Não há exemplo mais escancarado de como os veículos de comunicação precisam repensar as fontes de receita. Se o JT não conseguia viver de assinaturas e não conseguia viver de anúncios voltados a esse perfil de público, esse é um sinal de que a informação não pode ser fim em um plano de negócios. Ela tem de ser meio.

É isso que explica o sucesso de alguns veículos de nicho, com tiragem muito menor do que o JT. Há diversos caminhos possíveis, e o mais comum é o uso da marca do veículo para chancelar eventos ou espaços. A editora Abril faz isso com corridas da revista “Runners” e camarotes da revista “Placar”.

Veículos de mídia podem servir para muitos propósitos além de vender anúncio. Até mesmo para vender notícia – a “Agência Estado”, que abastece sites e outros jornais, é responsável por mais de 60% do faturamento do Grupo Estado. A “Gazeta Press” também é a principal fonte de receita da “Gazeta Esportiva”.

O que não é admissível é a ignávia. Fosse em outro segmento, a sucessão de notícias ruins já teria motivado protestos, pacotes de ajuda ou outra sorte de consequência. O mais triste é que o “Jornal da Tarde”, o “Diário do Povo” e a rádio Estadão/ESPN morrerão em silêncio.

Mais do que oportunidades de emprego ou espaços para acomodar o número cada vez maior de jornalistas que o Brasil forma, esses veículos eram vozes. As mortes deles representam menos opiniões em um mundo que precisa tanto de novas opiniões.

O mundo atual acabou com a dúvida. Assuntos que anteriormente gerariam discussões intensas e intermináveis atualmente são resolvidos na palma da mão, com uma busca na internet ou um aplicativo específico. Não existe mais o “não sei”.

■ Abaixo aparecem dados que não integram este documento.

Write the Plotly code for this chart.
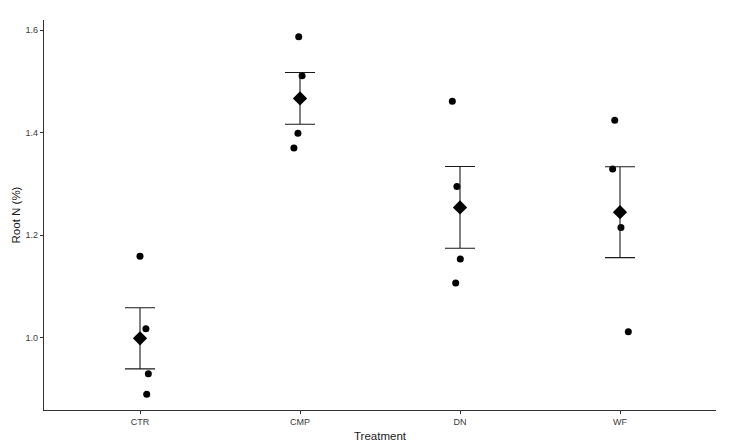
import numpy as np
import plotly.graph_objects as go

categories = ["CTR", "CMP", "DN", "WF"]
values = {
    "CTR": [1.159, 1.018, 0.930, 0.890],
    "CMP": [1.587, 1.511, 1.399, 1.370],
    "DN": [1.461, 1.295, 1.154, 1.107],
    "WF": [1.424, 1.329, 1.215, 1.012],
}
jitter = {
    "CTR": [0.0, 0.037, 0.052, 0.042],
    "CMP": [-0.008, 0.013, -0.013, -0.038],
    "DN": [-0.048, -0.019, 0.002, -0.027],
    "WF": [-0.033, -0.046, 0.006, 0.052],
}
y_ticks = [1.0, 1.2, 1.4, 1.6]

px_x, px_y = [], []
for i, c in enumerate(categories):
    for v, j in zip(values[c], jitter[c]):
        px_x.append(i + j)
        px_y.append(v)

means = [float(np.mean(values[c])) for c in categories]
ses = [float(np.std(values[c], ddof=1) / np.sqrt(len(values[c]))) for c in categories]

fig = go.Figure()
fig.add_trace(go.Scatter(
    x=px_x, y=px_y, mode="markers",
    marker=dict(color="black", size=7, symbol="circle"),
    showlegend=False, hoverinfo="y"))
fig.add_trace(go.Scatter(
    x=list(range(len(categories))), y=means, mode="markers",
    marker=dict(color="black", size=11, symbol="diamond"),
    error_y=dict(type="data", array=ses, visible=True, color="#1a1a1a",
                 thickness=1.1, width=15),
    showlegend=False, hoverinfo="y"))

font = "Liberation Sans, Arial, sans-serif"
# the page adds an 8px body margin, so the figure is sized to fit inside it
fig.update_layout(
    width=725, height=437,
    margin=dict(l=36, r=17, t=12, b=35, autoexpand=False),
    plot_bgcolor="white", paper_bgcolor="white",
    font=dict(family=font),
    xaxis=dict(
        range=[-0.6, 3.6], tickmode="array", automargin=False,
        tickvals=list(range(len(categories))), ticktext=categories,
        showgrid=False, zeroline=False, showline=True, linecolor="#333333",
        linewidth=1.2, ticks="outside", ticklen=3, tickcolor="#333333",
        tickfont=dict(size=9, color="#3a3a3a", family=font),
        title=dict(text="Treatment", font=dict(size=11.5, color="#1a1a1a"), standoff=6),
    ),
    yaxis=dict(
        range=[0.8595, 1.6195], tickmode="array", automargin=False,
        tickvals=y_ticks, ticktext=[f"{t:.1f}" for t in y_ticks],
        showgrid=False, zeroline=False, showline=True, linecolor="#333333",
        linewidth=1.2, ticks="outside", ticklen=3, tickcolor="#333333",
        tickfont=dict(size=9, color="#3a3a3a", family=font),
        title=dict(text="Root N (%)", font=dict(size=11.5, color="#1a1a1a"), standoff=2),
    ),
)
fig.write_html("out.html")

Se antigamente eu tinha apenas a notícia e depois eu tinha acesso a apenas uma interpretação, hoje eu posso comparar um texto com fóruns, visões de especialistas, vídeos, imagens, infográficos e uma série de conteúdos relacionados. É o que foi descrito pelo argentino Jorge Luis Borges no conto “A biblioteca de Babel”: o universo é um mundo de prateleiras e livros, que só aumenta a nossa certeza de que é impossível conhecer tudo.

Entender que o mundo mudou é fundamental para a sobrevivência de qualquer veículo de mídia. É impossível buscar em uma realidade diferente as mesmas fontes de receita de outrora.

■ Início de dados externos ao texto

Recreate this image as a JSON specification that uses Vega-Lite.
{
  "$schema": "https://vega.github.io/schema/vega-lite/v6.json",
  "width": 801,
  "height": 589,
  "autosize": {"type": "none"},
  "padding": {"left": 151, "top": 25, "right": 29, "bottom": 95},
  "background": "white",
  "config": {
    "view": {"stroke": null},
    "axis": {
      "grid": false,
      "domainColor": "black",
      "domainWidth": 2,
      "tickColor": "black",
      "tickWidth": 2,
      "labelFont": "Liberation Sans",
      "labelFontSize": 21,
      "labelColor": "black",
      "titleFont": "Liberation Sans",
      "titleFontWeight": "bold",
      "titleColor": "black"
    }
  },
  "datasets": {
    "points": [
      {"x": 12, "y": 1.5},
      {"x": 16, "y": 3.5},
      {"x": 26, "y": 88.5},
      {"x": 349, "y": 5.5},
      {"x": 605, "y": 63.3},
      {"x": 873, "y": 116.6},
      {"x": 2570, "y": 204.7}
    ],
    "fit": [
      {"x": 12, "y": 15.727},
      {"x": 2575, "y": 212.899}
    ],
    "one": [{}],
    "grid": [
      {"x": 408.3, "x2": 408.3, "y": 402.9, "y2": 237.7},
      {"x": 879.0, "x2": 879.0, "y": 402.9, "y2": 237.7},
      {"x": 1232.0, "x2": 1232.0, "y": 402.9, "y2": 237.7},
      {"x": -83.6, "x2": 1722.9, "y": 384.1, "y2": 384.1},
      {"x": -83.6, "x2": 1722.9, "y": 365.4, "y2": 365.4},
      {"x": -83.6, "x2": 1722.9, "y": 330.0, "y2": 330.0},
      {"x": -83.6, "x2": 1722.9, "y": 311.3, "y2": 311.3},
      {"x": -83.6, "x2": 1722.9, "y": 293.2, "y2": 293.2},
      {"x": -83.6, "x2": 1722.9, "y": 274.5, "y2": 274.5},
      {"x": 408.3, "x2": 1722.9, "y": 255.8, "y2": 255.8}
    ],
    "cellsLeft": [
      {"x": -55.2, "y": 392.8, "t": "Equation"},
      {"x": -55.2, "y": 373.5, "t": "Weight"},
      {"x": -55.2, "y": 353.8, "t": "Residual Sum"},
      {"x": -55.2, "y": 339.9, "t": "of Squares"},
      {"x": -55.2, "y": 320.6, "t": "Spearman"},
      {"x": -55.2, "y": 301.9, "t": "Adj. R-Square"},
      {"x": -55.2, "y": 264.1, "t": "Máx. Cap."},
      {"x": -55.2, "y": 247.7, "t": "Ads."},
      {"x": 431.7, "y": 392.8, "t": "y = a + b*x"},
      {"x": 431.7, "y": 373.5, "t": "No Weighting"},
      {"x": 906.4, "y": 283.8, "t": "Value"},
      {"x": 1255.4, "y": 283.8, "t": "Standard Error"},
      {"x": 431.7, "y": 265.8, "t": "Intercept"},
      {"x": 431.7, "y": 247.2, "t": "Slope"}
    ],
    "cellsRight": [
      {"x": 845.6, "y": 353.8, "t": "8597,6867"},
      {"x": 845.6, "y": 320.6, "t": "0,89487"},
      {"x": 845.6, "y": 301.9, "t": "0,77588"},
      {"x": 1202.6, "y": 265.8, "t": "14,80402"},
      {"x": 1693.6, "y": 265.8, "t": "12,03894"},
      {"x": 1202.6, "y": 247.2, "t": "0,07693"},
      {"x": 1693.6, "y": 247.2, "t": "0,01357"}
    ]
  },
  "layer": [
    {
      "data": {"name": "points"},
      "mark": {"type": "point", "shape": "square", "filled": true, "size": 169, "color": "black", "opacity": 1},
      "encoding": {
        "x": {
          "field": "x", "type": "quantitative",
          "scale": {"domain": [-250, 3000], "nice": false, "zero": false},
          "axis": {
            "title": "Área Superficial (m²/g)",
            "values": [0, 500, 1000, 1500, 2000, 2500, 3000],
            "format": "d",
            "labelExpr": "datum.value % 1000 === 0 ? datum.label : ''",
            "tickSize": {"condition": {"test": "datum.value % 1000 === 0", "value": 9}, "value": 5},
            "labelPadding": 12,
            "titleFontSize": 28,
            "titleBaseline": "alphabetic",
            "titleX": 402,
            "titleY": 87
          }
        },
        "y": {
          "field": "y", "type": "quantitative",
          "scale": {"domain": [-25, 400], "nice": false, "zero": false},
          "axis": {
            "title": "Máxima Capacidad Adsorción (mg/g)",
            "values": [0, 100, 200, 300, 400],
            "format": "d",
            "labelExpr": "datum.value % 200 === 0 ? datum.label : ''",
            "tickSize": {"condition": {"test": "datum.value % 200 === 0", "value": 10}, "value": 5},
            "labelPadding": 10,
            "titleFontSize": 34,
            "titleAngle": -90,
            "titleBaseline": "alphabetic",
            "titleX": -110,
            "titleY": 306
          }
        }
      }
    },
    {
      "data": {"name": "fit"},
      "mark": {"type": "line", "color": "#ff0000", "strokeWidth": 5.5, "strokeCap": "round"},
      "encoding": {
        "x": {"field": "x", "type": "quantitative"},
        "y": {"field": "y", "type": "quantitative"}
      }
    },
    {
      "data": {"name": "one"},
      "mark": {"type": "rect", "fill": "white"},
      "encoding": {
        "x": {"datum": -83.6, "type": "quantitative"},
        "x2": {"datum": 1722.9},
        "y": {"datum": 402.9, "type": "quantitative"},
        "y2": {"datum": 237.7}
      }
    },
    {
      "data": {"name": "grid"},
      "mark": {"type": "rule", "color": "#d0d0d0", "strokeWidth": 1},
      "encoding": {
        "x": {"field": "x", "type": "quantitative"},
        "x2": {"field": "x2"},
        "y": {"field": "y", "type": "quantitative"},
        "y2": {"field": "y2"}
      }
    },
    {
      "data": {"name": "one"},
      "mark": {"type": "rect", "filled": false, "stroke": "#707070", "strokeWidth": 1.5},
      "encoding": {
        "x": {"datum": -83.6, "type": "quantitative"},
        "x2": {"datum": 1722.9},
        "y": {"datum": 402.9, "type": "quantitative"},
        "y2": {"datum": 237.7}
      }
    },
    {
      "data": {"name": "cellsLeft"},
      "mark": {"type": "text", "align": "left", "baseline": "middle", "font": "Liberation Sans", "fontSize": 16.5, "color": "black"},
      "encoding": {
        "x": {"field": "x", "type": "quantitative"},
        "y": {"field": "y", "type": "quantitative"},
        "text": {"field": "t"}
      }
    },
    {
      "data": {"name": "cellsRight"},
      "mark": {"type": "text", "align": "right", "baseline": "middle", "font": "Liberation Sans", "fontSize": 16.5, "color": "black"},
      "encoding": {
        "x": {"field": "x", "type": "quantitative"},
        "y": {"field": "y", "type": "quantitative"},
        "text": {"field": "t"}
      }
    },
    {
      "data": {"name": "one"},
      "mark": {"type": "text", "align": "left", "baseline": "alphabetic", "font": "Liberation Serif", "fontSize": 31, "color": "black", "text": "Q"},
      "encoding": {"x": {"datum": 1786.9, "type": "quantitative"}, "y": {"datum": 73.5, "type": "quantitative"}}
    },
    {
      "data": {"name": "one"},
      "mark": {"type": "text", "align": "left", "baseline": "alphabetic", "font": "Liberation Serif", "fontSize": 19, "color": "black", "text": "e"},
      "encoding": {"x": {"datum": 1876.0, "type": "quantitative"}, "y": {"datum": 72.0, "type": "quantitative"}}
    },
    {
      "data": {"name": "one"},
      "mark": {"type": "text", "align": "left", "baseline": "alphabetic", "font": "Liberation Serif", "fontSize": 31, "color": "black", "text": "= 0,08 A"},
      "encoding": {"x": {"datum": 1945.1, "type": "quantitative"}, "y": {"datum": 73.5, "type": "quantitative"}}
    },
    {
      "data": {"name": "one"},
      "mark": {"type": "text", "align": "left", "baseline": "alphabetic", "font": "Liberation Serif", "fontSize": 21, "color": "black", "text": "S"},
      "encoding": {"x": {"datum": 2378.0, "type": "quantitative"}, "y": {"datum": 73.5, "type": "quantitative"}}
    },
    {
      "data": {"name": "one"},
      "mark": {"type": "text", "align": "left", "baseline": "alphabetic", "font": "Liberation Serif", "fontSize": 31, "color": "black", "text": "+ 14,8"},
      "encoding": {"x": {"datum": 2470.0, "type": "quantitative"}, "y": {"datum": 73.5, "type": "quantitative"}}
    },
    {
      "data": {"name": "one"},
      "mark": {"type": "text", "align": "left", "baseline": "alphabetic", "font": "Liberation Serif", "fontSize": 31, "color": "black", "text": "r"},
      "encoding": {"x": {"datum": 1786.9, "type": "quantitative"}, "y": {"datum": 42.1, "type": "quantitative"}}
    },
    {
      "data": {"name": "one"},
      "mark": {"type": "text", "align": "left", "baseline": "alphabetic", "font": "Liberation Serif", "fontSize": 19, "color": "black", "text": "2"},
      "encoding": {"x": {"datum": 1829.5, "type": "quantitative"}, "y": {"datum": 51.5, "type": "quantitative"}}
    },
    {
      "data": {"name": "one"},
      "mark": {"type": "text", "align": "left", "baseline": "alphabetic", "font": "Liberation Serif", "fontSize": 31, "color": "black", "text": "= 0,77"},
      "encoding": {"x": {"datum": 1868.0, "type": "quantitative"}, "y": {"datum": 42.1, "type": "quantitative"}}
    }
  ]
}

Também é fundamental que os profissionais entendam isso. Desde o jornalista, que precisa desenvolver muito mais o interesse pela criação de produtos e conteúdos vendáveis, até as pessoas que trabalham no esporte. Se o produto vendido é diferente, há novos caminhos a serem explorados.

O mais importante nesse processo é o veículo e seus profissionais entenderem o valor da marca. Saber os atributos associados a um produto é um passo primordial para transformá-lo em algo que realmente gere receita.

Pedro nunca foi um sujeito pronto para lidar com as mudanças na realidade em que ele vivia. Preferia seguir com o rádio de pilhas, mas ensinava, pai e avô orgulhoso, algo que os grandes veículos mundiais ainda precisam assimilar: não existe bem maior do que o que a imagem que você constrói e os ensinamentos que você deixa.